Kevin Hillstrom: MineThatData

Exploring How Customers Interact With Advertising, Products, Brands, and Channels, using Multichannel Forensics.

March 16, 2009

Mega-Metrics: Attribution Combinations

Oh those online marketers ... looking to attribute orders to the right marketing channel.

Allocation / Attribution is a largely futile effort. We simply cannot get in the mind of the customer, can we?

We can test. Testing works really well in the direct marketing world, but testing for attribution purposes works less well in the online marketing world.

So here's what you can try ... I've had success with this.
  • Create what I would call "combinations". When a customer visits your site on March 3 via paid search, and purchases on March 5 via an e-mail campaign, you create a "combination" that captures the first touch and the last touch.
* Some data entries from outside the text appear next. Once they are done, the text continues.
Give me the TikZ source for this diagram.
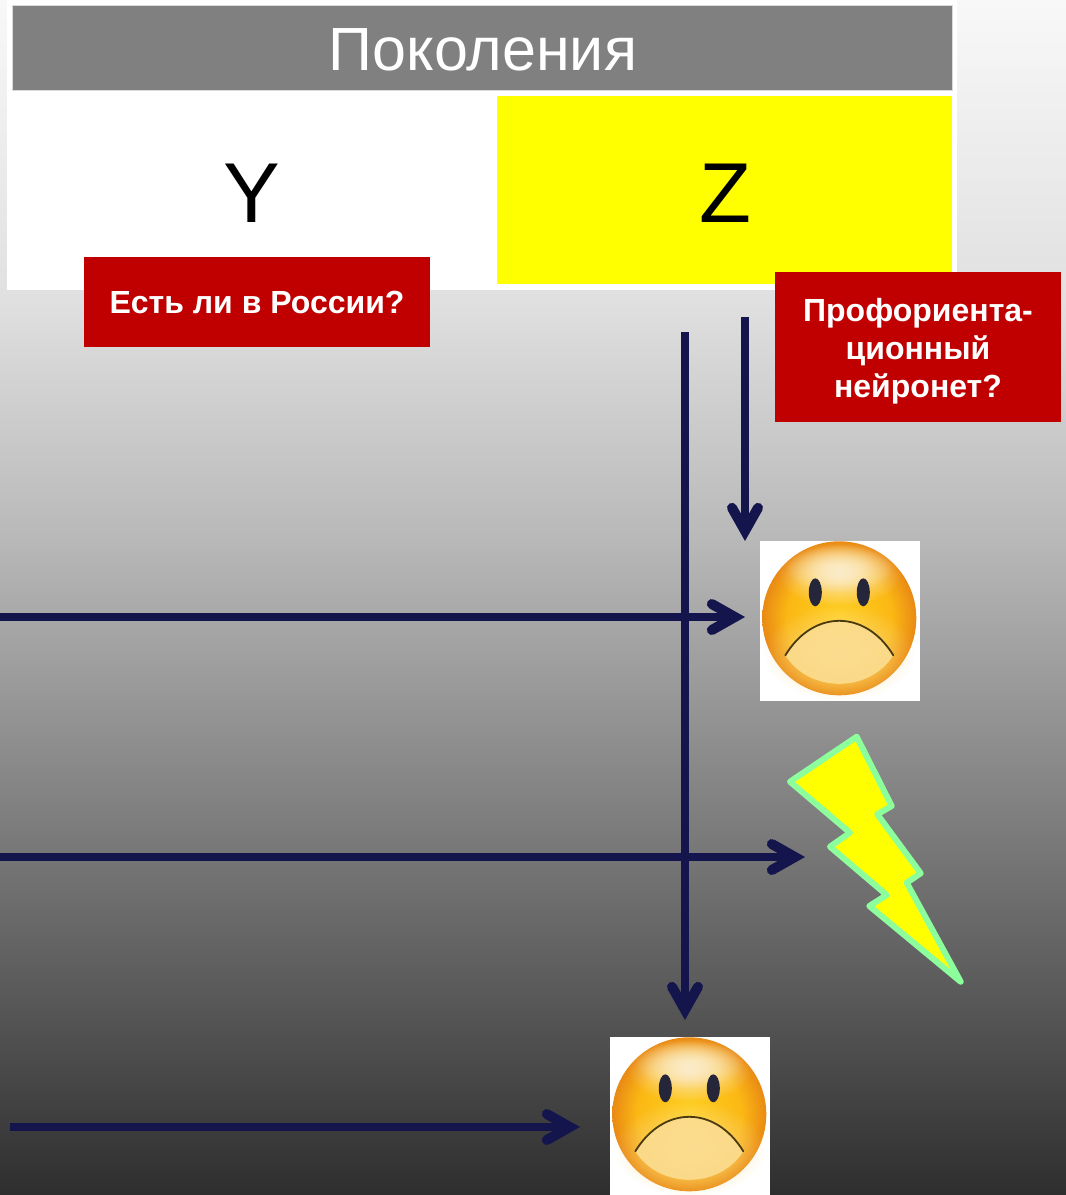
\documentclass[tikz,border=0pt]{standalone}
\usepackage{fontspec}
\setmainfont{Liberation Sans}
\usetikzlibrary{arrows.meta,fadings}
\definecolor{bgA}{HTML}{F8F8F8}
\definecolor{bgB}{HTML}{E0E0E0}
\definecolor{bgC}{HTML}{B8B8B8}
\definecolor{bgD}{HTML}{585858}
\definecolor{bgE}{HTML}{2E2E2E}
\definecolor{navyline}{HTML}{15154D}
\definecolor{boxred}{HTML}{C00000}
\definecolor{cellyellow}{RGB}{255,255,0}
\definecolor{boltedge}{HTML}{8CFF9C}
\definecolor{faceorange}{HTML}{E98A14}
\definecolor{faceyellow}{HTML}{FFD020}
\definecolor{facemid}{HTML}{FBB814}
\definecolor{facepale}{HTML}{FBDD90}
\definecolor{facecream}{HTML}{FBEBC8}
\definecolor{eyedark}{HTML}{26263A}
\definecolor{mouthdark}{HTML}{4A3A10}
\pgfdeclareverticalshading{slidebg}{100bp}{color(0bp)=(bgE); color(25bp)=(bgE); color(33.16bp)=(bgD); color(52.4bp)=(bgC); color(62.45bp)=(bgB); color(75bp)=(bgA); color(100bp)=(bgA)}
\pgfdeclareradialshading{facegrad}{\pgfpoint{0bp}{0bp}}{color(0bp)=(faceyellow); color(17bp)=(facemid); color(25bp)=(faceorange); color(50bp)=(faceorange)}
\tikzfading[name=softoval, inner color=transparent!0, outer color=transparent!100]
\tikzset{
  px/.style={x=1pt,y=-1pt},
  flatbox/.style={rectangle,inner sep=0pt,outer sep=0pt,anchor=north west},
  redbox/.style={flatbox,fill=boxred},
  redtext/.style={text=white,align=center,inner sep=0pt,font=\fontsize{32}{38}\selectfont\bfseries},
  cellfont/.style={font=\fontsize{85}{85}\selectfont,text=black},
  flowline/.style={draw=navyline,line width=7.5pt,-{Straight Barb[length=23pt,width=26pt,line width=10pt,line cap=round,line join=miter]}},
  facebox/.style={rectangle,fill=white,minimum width=160pt,minimum height=160pt,inner sep=0pt,outer sep=0pt},
  boltshape/.style={draw=boltedge,fill=cellyellow,line width=6pt,line join=round},
  sadface/.pic={
    \begin{scope}[shift={(-0.7,-2.7)}]
    \shade[shading=facegrad] (0,0) circle[radius=77];
    \fill[facecream,path fading=softoval] (0,-44) ellipse[x radius=62,y radius=32];
    \fill[facecream,path fading=softoval] (0,-50) ellipse[x radius=54,y radius=24];
    \fill[facepale,path fading=softoval] (0,34) ellipse[x radius=76,y radius=48];
    \fill[facepale,opacity=.9] (-54,37) .. controls (-26,-9) and (26,-9) .. (54,37) .. controls (30,75) and (-30,75) .. cycle;
    \fill[eyedark] (-24,-26) ellipse[x radius=6.5,y radius=14];
    \fill[eyedark] (24,-26) ellipse[x radius=6.5,y radius=14];
    \draw[mouthdark,line width=1.8pt,line cap=round] (-54,37) .. controls (-26,-9) and (26,-9) .. (54,37);
    \end{scope}
  }
}
\begin{document}
\begin{tikzpicture}[px]
\useasboundingbox (0,0) rectangle (1066,1195);
\shade[shading=slidebg] (0,0) rectangle (1066,1195);
% table
\node[flatbox,fill=white,minimum width=950pt,minimum height=290pt] (table) at (7,0) {};
\node[flatbox,fill=gray,draw=black!15,line width=1pt,minimum width=940pt,minimum height=85pt] (header) at (12,5) {};
\node[text=white,font=\fontsize{61}{61}\selectfont] (title) at (483,50) {Поколения};
\node[flatbox,fill=cellyellow,minimum width=455pt,minimum height=188pt] (zcell) at (497,96) {};
\node[cellfont] (ylabel) at (252,193) {Y};
\node[cellfont] (zlabel) at (725,193) {Z};
% red boxes
\node[redbox,minimum width=346pt,minimum height=90pt] (russia) at (84,257) {};
\node[redtext] (russiatext) at (257,302) {Есть ли в России?};
\node[redbox,minimum width=286pt,minimum height=150pt] (neuro) at (775,272) {};
\node[redtext] (neurotext) at (918,351) {Профориента-\\ционный\\нейронет?};
% faces and bolt
\node[facebox] (faceA) at (840,621) {};
\pic at (faceA.center) {sadface};
\node[facebox] (faceB) at (690,1117) {};
\pic at (faceB.center) {sadface};
\draw[boltshape] (856.7,736.7) -- (891.7,806) -- (877.3,814.3) -- (920.7,873.3) -- (906.7,882.7) -- (960.7,981.7) -- (869.3,906) -- (886.7,895) -- (830,846.7) -- (850,832.7) -- (790,781.7) -- cycle;
% connector ends
\coordinate (v1s) at (685,332);
\coordinate (v1e) at (685,1020);
\coordinate (v2s) at (745,317);
\coordinate (v2e) at (745,541);
\coordinate (h1s) at (0,617);
\coordinate (h1e) at (745,617);
\coordinate (h2s) at (0,857);
\coordinate (h2e) at (805,857);
\coordinate (h3s) at (10,1127);
\coordinate (h3e) at (580,1127);
\draw[flowline] (v1s) -- (v1e);
\draw[flowline] (v2s) -- (v2e);
\draw[flowline] (h1s) -- (h1e);
\draw[flowline] (h2s) -- (h2e);
\draw[flowline] (h3s) -- (h3e);
\end{tikzpicture}
\end{document}
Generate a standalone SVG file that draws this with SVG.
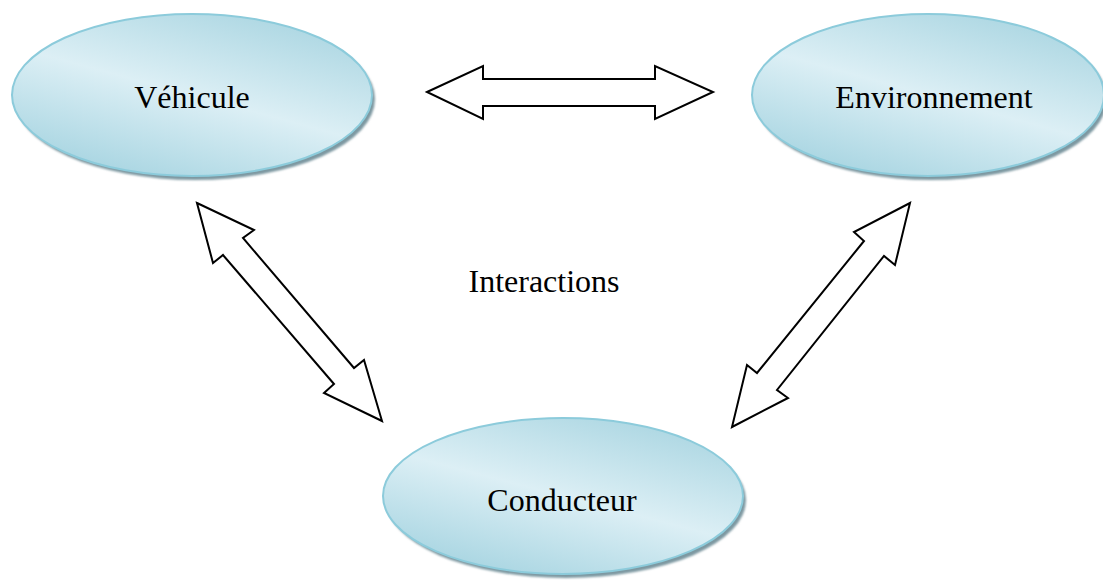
<svg xmlns="http://www.w3.org/2000/svg" width="1103" height="580" viewBox="0 0 1103 580">
  <defs>
    <linearGradient id="g" x1="0.2" y1="1" x2="0.8" y2="0">
      <stop offset="0" stop-color="#a4d3e0"/>
      <stop offset="0.5" stop-color="#dcEFF5"/>
      <stop offset="1" stop-color="#a9d5e1"/>
    </linearGradient>
    <filter id="blur" x="-10%" y="-10%" width="120%" height="130%">
      <feGaussianBlur stdDeviation="1.2"/>
    </filter>
  </defs>
  <style>
    .shadow { fill: #7d98a1; filter: url(#blur); }
    .node { fill: url(#g); stroke: #8ccbdb; stroke-width: 2; }
    .label { font-family: "Liberation Serif", "Times New Roman", serif; font-size: 32px; fill: #000; text-anchor: middle; }
    .arrow { fill: #fff; stroke: #000; stroke-width: 2; stroke-linejoin: miter; }
  </style>
  <rect width="1103" height="580" fill="#fff"/>

  <g id="connectors">
    <polygon class="arrow" points="427,92 483,66 483,79 655,79 655,66 713,92 655,119 655,106 483,106 483,119"/>
    <polygon class="arrow" points="197,203 254,230 243,238 354,368 364,360 382,421 324,393 334,384 223,255 213,263"/>
    <polygon class="arrow" points="910,203 854,232 864,241 757,373 747,365 732,427 788,398 777,390 884,256 895,265"/>
  </g>

  <g id="vehicule">
    <ellipse class="shadow" cx="195" cy="99" rx="180" ry="81"/>
    <ellipse class="node" cx="192" cy="95" rx="180" ry="81"/>
    <text class="label" x="192" y="108">Véhicule</text>
  </g>

  <g id="environnement">
    <ellipse class="shadow" cx="931" cy="99" rx="176" ry="81"/>
    <ellipse class="node" cx="928" cy="95" rx="176" ry="81"/>
    <text class="label" x="934" y="108">Environnement</text>
  </g>

  <g id="conducteur">
    <ellipse class="shadow" cx="566" cy="500" rx="180" ry="78"/>
    <ellipse class="node" cx="563" cy="496" rx="180" ry="78"/>
    <text class="label" x="562" y="511">Conducteur</text>
  </g>

  <g id="interactions">
    <text class="label" x="544" y="292">Interactions</text>
  </g>
</svg>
In this case, the combination is "PAID SEARCH / E-MAIL".
  • If the customer only had one visit (say from an affiliate marketer), then the combination is "AFFILIATE ONLY".
  • The pundits will jump in and suggest that we're missing everything that happens in-between first touch and last touch. Let them jump in and argue.
  • Pay CLOSE ATTENTION to what happens on the next purchase. What are the combinations that are most likely to happen NEXT? Does "PAID SEARCH / E-MAIL" lead to "E-MAIL / PAID SEARCH"? Or does it lead to "PAID SEARCH / E-MAIL"? Or does it lead to "ORGANIC ONLY"? The mega-metric to calculate is the percentage of folks who migrate to different combinations in the future.
We care about what happens next, because what happens next tends to dictate what the primary driver is. Over time, you'll learn that certain advertising channels tend to "drive" orders, while other advertising channels tend to "complement" orders.

Once you identify the channels that drive orders, you begin to understand how you might attribute orders to ad channels better --- and you'll make better investment decisions.

The combinations help you see how customers migrate over time ... helping you figure out "what to do next" as opposed to helping you figure out "what just happened". Ultimately, you'll plug the most popular combinations into a Multichannel Forensics simulation, and you'll see what is about to happen to the future trajectory of your business.